> **Supplied information**:
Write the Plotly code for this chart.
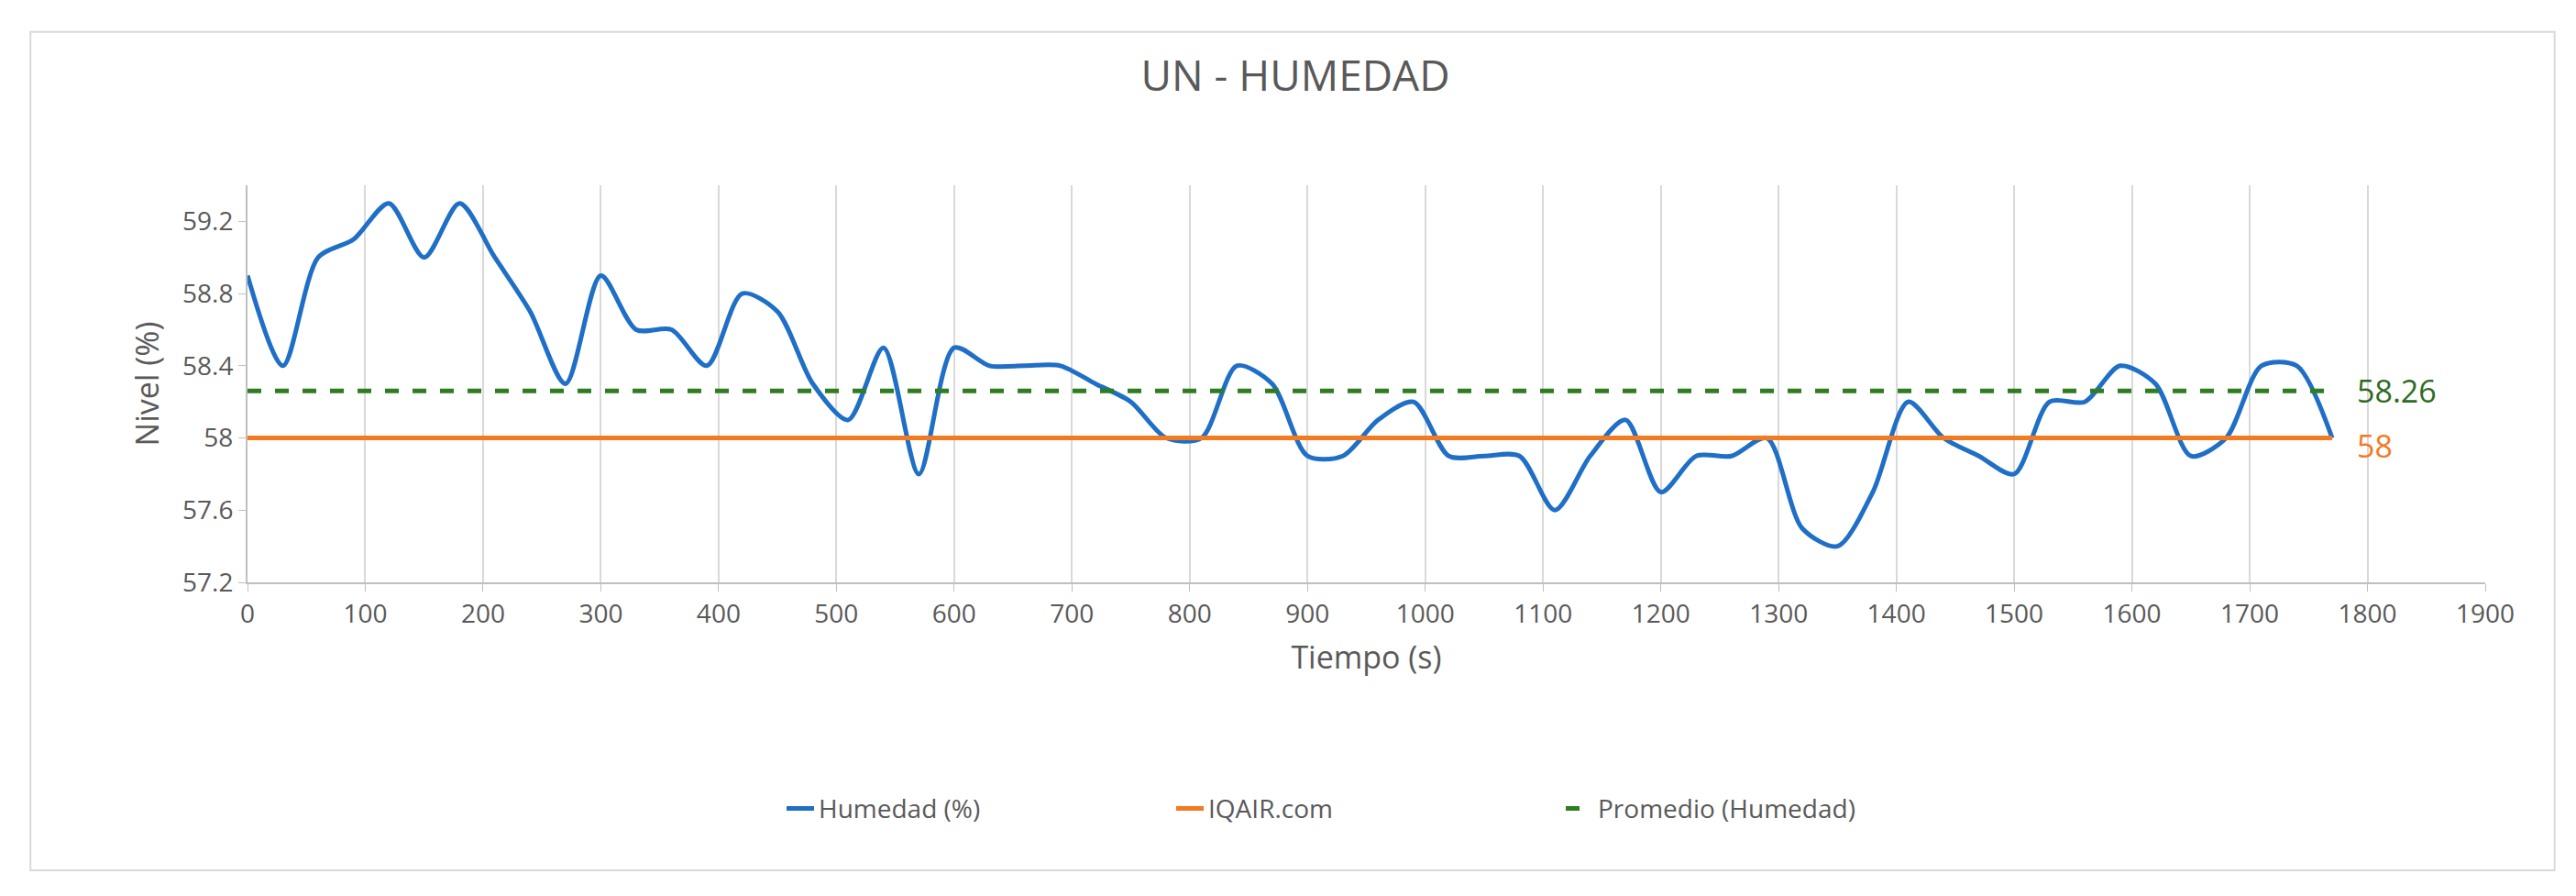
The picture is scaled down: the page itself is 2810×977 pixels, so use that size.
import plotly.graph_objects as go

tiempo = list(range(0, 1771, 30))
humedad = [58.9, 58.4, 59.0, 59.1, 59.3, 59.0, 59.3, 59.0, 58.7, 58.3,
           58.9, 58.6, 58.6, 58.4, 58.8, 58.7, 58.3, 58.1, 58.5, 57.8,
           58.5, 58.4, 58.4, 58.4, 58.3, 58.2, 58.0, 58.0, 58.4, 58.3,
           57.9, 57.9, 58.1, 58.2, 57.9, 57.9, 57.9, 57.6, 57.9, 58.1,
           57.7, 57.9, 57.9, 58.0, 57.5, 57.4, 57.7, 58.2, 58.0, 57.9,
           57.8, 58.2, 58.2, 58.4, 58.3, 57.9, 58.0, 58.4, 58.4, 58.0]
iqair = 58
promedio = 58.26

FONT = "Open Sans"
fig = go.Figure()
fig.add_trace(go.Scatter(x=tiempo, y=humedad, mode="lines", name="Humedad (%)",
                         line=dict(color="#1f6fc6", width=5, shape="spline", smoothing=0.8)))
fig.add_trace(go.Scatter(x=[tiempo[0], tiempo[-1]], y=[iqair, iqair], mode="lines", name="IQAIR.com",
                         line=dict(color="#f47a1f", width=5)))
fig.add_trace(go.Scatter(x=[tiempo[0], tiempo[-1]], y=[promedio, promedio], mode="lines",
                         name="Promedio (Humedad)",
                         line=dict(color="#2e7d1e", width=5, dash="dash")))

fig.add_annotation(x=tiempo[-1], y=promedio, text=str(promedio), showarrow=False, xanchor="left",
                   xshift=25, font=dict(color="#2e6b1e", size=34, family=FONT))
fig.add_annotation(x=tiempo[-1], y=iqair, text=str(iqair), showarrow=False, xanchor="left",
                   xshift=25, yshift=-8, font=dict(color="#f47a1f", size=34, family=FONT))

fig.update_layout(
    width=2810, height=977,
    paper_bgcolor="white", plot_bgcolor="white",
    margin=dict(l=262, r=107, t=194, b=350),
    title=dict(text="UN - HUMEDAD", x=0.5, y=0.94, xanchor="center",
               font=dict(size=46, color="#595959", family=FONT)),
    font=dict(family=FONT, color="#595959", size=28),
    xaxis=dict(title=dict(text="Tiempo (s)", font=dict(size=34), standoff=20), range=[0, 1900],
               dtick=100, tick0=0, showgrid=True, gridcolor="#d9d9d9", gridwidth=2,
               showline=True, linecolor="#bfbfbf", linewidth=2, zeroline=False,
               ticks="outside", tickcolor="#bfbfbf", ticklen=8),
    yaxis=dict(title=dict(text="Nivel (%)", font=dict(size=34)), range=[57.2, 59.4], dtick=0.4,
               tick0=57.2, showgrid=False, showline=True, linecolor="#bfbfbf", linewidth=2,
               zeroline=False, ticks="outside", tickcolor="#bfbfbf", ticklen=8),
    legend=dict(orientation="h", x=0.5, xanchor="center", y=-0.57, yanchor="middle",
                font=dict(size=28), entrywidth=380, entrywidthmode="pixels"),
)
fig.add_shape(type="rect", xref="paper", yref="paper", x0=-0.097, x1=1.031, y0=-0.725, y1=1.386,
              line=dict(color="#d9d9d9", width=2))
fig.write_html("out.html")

> **Exercise brief**: Repeat the data exactly, dropping every picture it holds.

> **Written solution**:
Write the Plotly code for this chart.
The picture is scaled down: the page itself is 2810×977 pixels, so use that size.
import plotly.graph_objects as go

tiempo = list(range(0, 1771, 30))
humedad = [58.9, 58.4, 59.0, 59.1, 59.3, 59.0, 59.3, 59.0, 58.7, 58.3,
           58.9, 58.6, 58.6, 58.4, 58.8, 58.7, 58.3, 58.1, 58.5, 57.8,
           58.5, 58.4, 58.4, 58.4, 58.3, 58.2, 58.0, 58.0, 58.4, 58.3,
           57.9, 57.9, 58.1, 58.2, 57.9, 57.9, 57.9, 57.6, 57.9, 58.1,
           57.7, 57.9, 57.9, 58.0, 57.5, 57.4, 57.7, 58.2, 58.0, 57.9,
           57.8, 58.2, 58.2, 58.4, 58.3, 57.9, 58.0, 58.4, 58.4, 58.0]
iqair = 58
promedio = 58.26

FONT = "Open Sans"
fig = go.Figure()
fig.add_trace(go.Scatter(x=tiempo, y=humedad, mode="lines", name="Humedad (%)",
                         line=dict(color="#1f6fc6", width=5, shape="spline", smoothing=0.8)))
fig.add_trace(go.Scatter(x=[tiempo[0], tiempo[-1]], y=[iqair, iqair], mode="lines", name="IQAIR.com",
                         line=dict(color="#f47a1f", width=5)))
fig.add_trace(go.Scatter(x=[tiempo[0], tiempo[-1]], y=[promedio, promedio], mode="lines",
                         name="Promedio (Humedad)",
                         line=dict(color="#2e7d1e", width=5, dash="dash")))

fig.add_annotation(x=tiempo[-1], y=promedio, text=str(promedio), showarrow=False, xanchor="left",
                   xshift=25, font=dict(color="#2e6b1e", size=34, family=FONT))
fig.add_annotation(x=tiempo[-1], y=iqair, text=str(iqair), showarrow=False, xanchor="left",
                   xshift=25, yshift=-8, font=dict(color="#f47a1f", size=34, family=FONT))

fig.update_layout(
    width=2810, height=977,
    paper_bgcolor="white", plot_bgcolor="white",
    margin=dict(l=262, r=107, t=194, b=350),
    title=dict(text="UN - HUMEDAD", x=0.5, y=0.94, xanchor="center",
               font=dict(size=46, color="#595959", family=FONT)),
    font=dict(family=FONT, color="#595959", size=28),
    xaxis=dict(title=dict(text="Tiempo (s)", font=dict(size=34), standoff=20), range=[0, 1900],
               dtick=100, tick0=0, showgrid=True, gridcolor="#d9d9d9", gridwidth=2,
               showline=True, linecolor="#bfbfbf", linewidth=2, zeroline=False,
               ticks="outside", tickcolor="#bfbfbf", ticklen=8),
    yaxis=dict(title=dict(text="Nivel (%)", font=dict(size=34)), range=[57.2, 59.4], dtick=0.4,
               tick0=57.2, showgrid=False, showline=True, linecolor="#bfbfbf", linewidth=2,
               zeroline=False, ticks="outside", tickcolor="#bfbfbf", ticklen=8),
    legend=dict(orientation="h", x=0.5, xanchor="center", y=-0.57, yanchor="middle",
                font=dict(size=28), entrywidth=380, entrywidthmode="pixels"),
)
fig.add_shape(type="rect", xref="paper", yref="paper", x0=-0.097, x1=1.031, y0=-0.725, y1=1.386,
              line=dict(color="#d9d9d9", width=2))
fig.write_html("out.html")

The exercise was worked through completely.